A Amazônia é um território onde a espiritualidade se entrelaça à vida cotidiana e à natureza. As manifestações religiosas e culturais expressam modos de existir profundamente marcados pela ancestralidade, pela convivência com o sagrado e pela resistência simbólica dos povos que habitam a região. Nas festas, nas encantarias, nos brinquedos e nos rituais, a fé e a cultura se misturam, constituindo uma memória viva que desafia os limites entre o material e o espiritual.
Esta curadoria propõe um mergulho nas múltiplas formas de religiosidade amazônica — católica, afroindígena e pentecostal — para revelar como o sagrado se manifesta nas relações com a terra, com os corpos e com as tradições. Cada item selecionado traz uma narrativa própria, mas todos partilham o mesmo gesto: o de afirmar a potência simbólica e a complexidade espiritual da Amazônia.
Relações de Poder, Gênero e Raça nas Representações Sociais
Entre as cores do miriti e as festas de liberdade em Belém, a Amazônia revela como as tradições também são arenas de disputa. Em Abaetetuba, o universo do brinquedo de miriti reflete uma divisão de papéis marcada por gênero: homens cortam e modelam, mulheres pintam e finalizam. No entanto, uma artesã-chefe rompe essa lógica ao assumir todas as etapas do fazer — corta, pinta, cria — e transforma o trabalho em gesto de afirmação. Ao produzir casais homoafetivos e reinventar as formas tradicionais, ela desafia a normatividade e reinscreve no miriti novas possibilidades de corpo e existência.

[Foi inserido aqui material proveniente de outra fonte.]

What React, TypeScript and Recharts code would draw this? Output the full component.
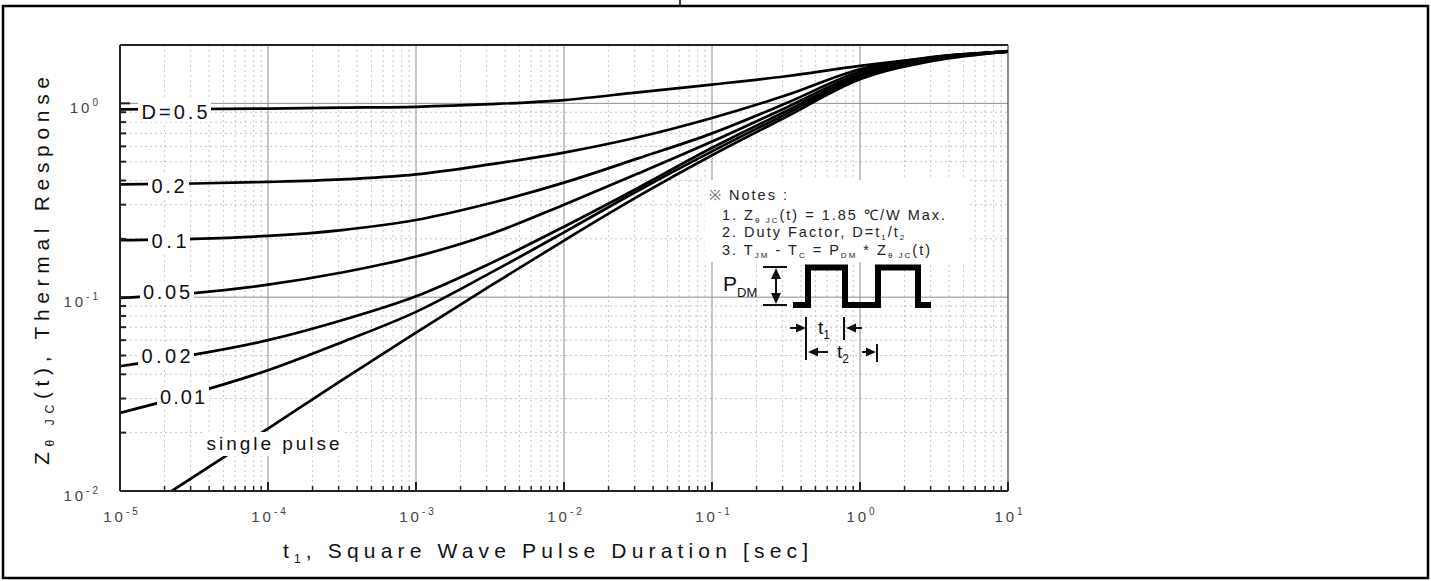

Em Belém do século XIX, as festas do abolicionismo também revelavam disputas simbólicas. Sob o discurso da caridade e da fraternidade, a elite idealizava o negro como “bom cativo”, apagando as lutas e resistências reais. O corpo negro era celebrado apenas como figura dócil, enquanto batuques, sambas e capoeiras eram condenados como sinais de desordem.
Entre a artesã que transforma o miriti e os libertos representados nas festas, há um mesmo gesto de resistência: ambos reinventam o lugar do corpo dentro da tradição. Nessa travessia, o fazer artístico e a celebração pública tornam-se modos de afirmar identidades e reescrever histórias.

Tradição e Festividades na Amazônia Paraense
Na Amazônia paraense, a vida pulsa em ritmo de festa. Entre rios e cidades como Belém, Abaetetuba e Bragança, a cultura se reinventa continuamente por meio de rituais que misturam fé, arte e convivência. Cada celebração é uma forma de manter viva a memória e de renovar os laços que unem o sagrado ao cotidiano.
Em Belém, o Círio de Nazaré transforma a cidade em um grande rio de devoção. A procissão, reconhecida como Patrimônio Imaterial do Brasil, é mais do que uma manifestação católica: é o coração simbólico da identidade amazônica.
Entre os devotos, o brinquedo de miriti, vindo das ilhas de Abaetetuba, flutua pelas ruas como oferenda e poesia — um artefato leve, feito de fé e de infância, que também ganha protagonismo no Miritifest, ondea tradição é celebrada e reinventada como espetáculo de pertencimento.
Em Bragança, o Dia da Iluminação, celebrado no Dia de Finados, ressignifica o luto e transforma o cemitério em espaço de afeto. É o dia em que as famílias se reúnem para visitar seus mortos, reacender velas e partilhar lembranças — um rito silencioso que reafirma a continuidade entre a vida e a morte.
Já as Festas do Abolicionismo, ocorridas em Belém entre 1881 e 1888, traziam outro tipo de ritual: o da liberdade em forma de caridade. Organizadas pela elite, eram apresentadas como celebrações de fraternidade e harmonia social, mas também marcadas por tensões e disputas de memória. Mesmo assim, nelas ecoava o desejo popular de transformar a libertação em festa — e a festa, em afirmação de vida.